■ **AIM OF THE EXERCISE**: Return the lines where the word "matplotlib" occurs.

■ **INFORMATION PROVIDED**:
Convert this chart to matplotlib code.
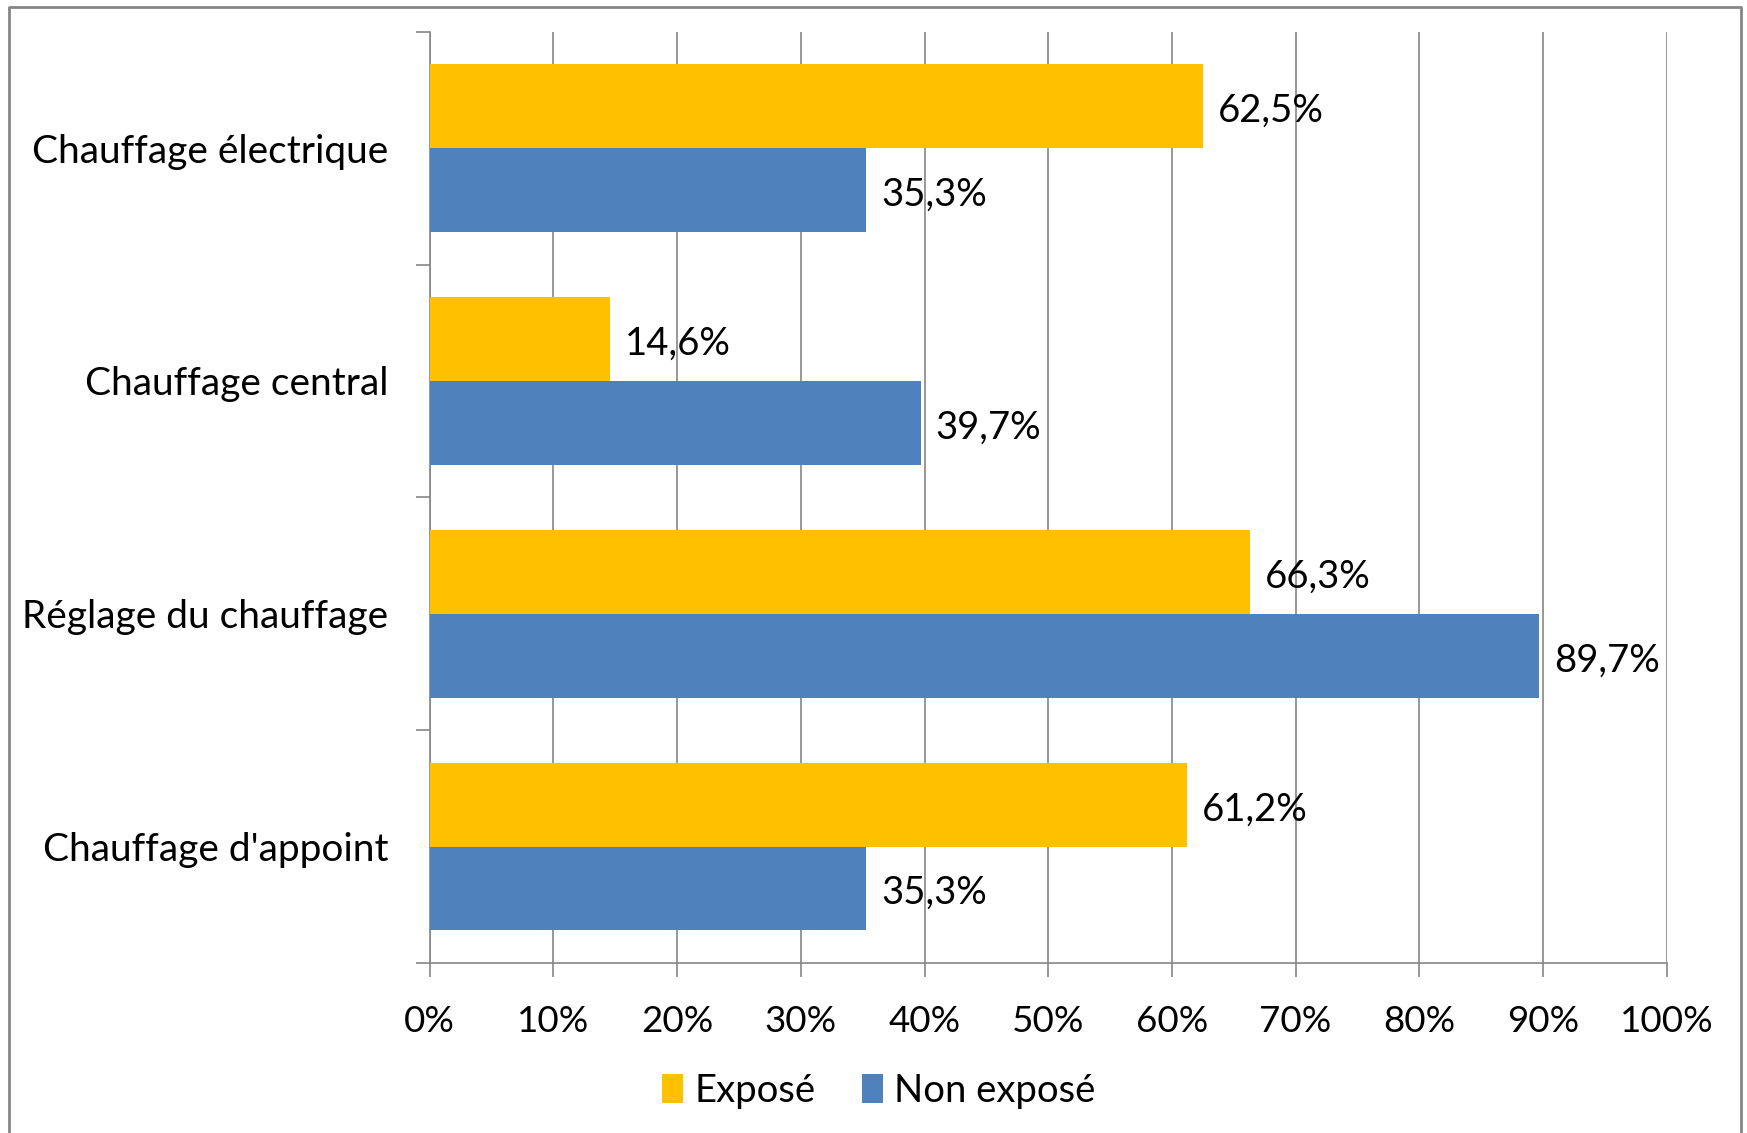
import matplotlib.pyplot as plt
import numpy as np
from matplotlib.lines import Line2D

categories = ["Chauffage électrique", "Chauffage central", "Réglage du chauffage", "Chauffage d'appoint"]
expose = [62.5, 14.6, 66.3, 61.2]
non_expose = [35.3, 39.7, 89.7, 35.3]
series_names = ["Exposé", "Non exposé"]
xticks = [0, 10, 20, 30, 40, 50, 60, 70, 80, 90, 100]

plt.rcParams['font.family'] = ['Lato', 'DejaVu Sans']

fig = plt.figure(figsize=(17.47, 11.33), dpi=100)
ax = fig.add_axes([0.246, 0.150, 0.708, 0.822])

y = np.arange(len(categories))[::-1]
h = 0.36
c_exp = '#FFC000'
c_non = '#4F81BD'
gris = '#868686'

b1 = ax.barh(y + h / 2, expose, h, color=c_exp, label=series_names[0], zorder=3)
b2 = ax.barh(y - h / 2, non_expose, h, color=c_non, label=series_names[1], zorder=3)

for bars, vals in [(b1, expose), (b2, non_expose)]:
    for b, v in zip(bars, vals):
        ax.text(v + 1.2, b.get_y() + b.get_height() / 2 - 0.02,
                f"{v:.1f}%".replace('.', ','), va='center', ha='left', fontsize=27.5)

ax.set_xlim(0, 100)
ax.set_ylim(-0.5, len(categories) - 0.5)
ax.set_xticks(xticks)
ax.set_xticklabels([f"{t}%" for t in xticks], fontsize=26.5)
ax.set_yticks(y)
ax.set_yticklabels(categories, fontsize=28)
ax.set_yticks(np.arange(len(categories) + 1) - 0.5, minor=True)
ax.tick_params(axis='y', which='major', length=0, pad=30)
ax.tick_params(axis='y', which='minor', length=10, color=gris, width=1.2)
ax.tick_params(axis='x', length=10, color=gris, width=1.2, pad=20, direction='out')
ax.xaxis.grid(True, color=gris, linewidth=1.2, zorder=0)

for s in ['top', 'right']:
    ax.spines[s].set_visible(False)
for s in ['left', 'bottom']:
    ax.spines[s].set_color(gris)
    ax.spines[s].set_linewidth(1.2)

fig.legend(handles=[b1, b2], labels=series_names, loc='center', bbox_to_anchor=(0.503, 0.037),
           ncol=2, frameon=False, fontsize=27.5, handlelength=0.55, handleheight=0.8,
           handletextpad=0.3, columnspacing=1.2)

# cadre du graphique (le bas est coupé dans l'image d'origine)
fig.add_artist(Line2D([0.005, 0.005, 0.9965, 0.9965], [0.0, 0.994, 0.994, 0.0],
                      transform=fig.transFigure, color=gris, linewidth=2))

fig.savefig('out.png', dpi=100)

■ **TASK ANSWER**:
Convert this chart to matplotlib code.
import matplotlib.pyplot as plt
from matplotlib.lines import Line2D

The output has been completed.